In a recent PYMNTS post, instant rails are described as an attractive option for institutions exhausted by counterfeit checks, altered items, and kiting schemes because they move funds account-to-account with no paper, no float and fewer legacy back-office processes to manage.
On paper, that shift should starve check fraudsters of their favorite vehicle by taking physical checks and traditional float largely out of the equation. The sales pitch is clear: modernize payments and the fraud problem recedes with the paper.
Instant Money, Instant Liability
However, as the PYMNTS post explains, when money moves in seconds, risk and liability suddenly live inside the transaction window itself. Financial institutions must authenticate the actor, interpret intent, and determine liability before the payment settles -- because once the funds are gone, the window to investigate, recall or apply traditional refund rules effectively disappears.
In fact, PYMNTS reports that nearly half of financial institutions now identify faster payments as a top fraud-management challenge precisely because they must score and clear transactions in real time rather than after the fact. That reality accelerates not only money movement but also dispute pressure, reputational risk, and the complexity of refund negotiations.

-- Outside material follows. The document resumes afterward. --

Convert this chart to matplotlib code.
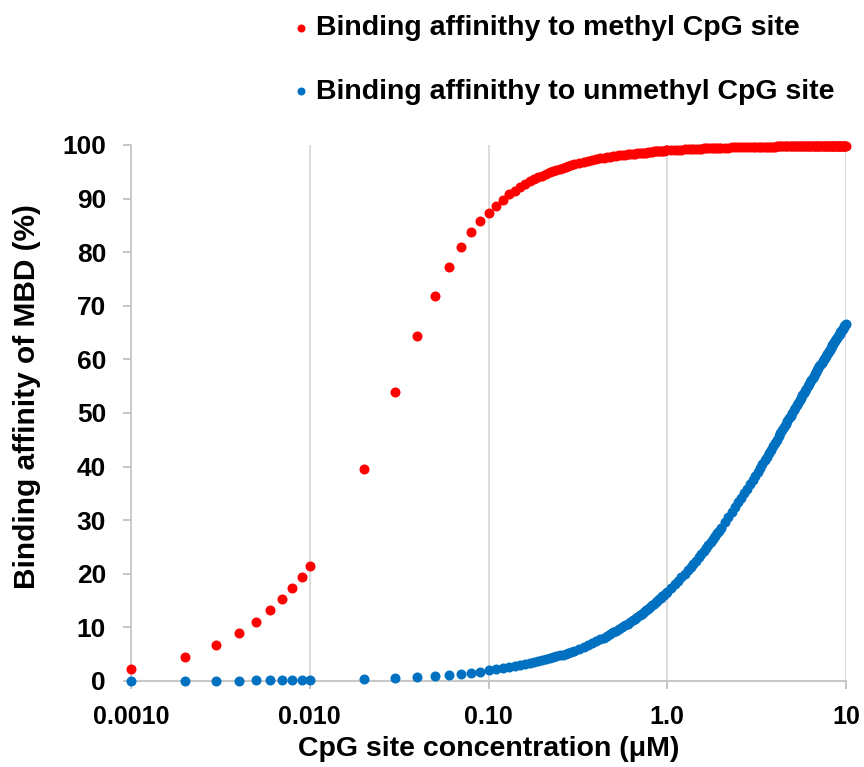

OrboGraph captured this dynamic several years ago with a blunt warning in its analysis of faster rails, summarizing the risk as “Real-Time Payments = Real-Time Fraud.” Our point was not that instant payments inherently cause fraud, but that they compress detection and decisioning timeframes to the point where legacy controls simply cannot keep up.
Lastly, PYMNTS.com also pointed out how real-time payments can be used as a rapid exit ramp once a fraudulent check is accepted, allowing criminals to exploit gaps between check deposits and instant transfers.
Instant Payments NOT the Answer to Check Fraud
The major theme of this post is simple: Fast Payments = Faster Fraud.
However, one major underlying theme is that many pundits point out the lower fraud rates of faster payments like FedNow as compared to checks. However, because checks are still so profitable for fraudsters, why do they need to switch channels?
Until full adoption of check fraud detection technologies like image forensic AI for on-us and deposit fraud, fraudsters will continue to enjoy a success rate that does not necessitate change...yet. As more fraudsters dive deeper into instant payments such as FedNow, we will likely see a massive spike in upcoming years due to the instant funds advantage for them.
Just like any payment channel in our history, it's only a matter of time before fraudsters start exploiting them on a massive scale.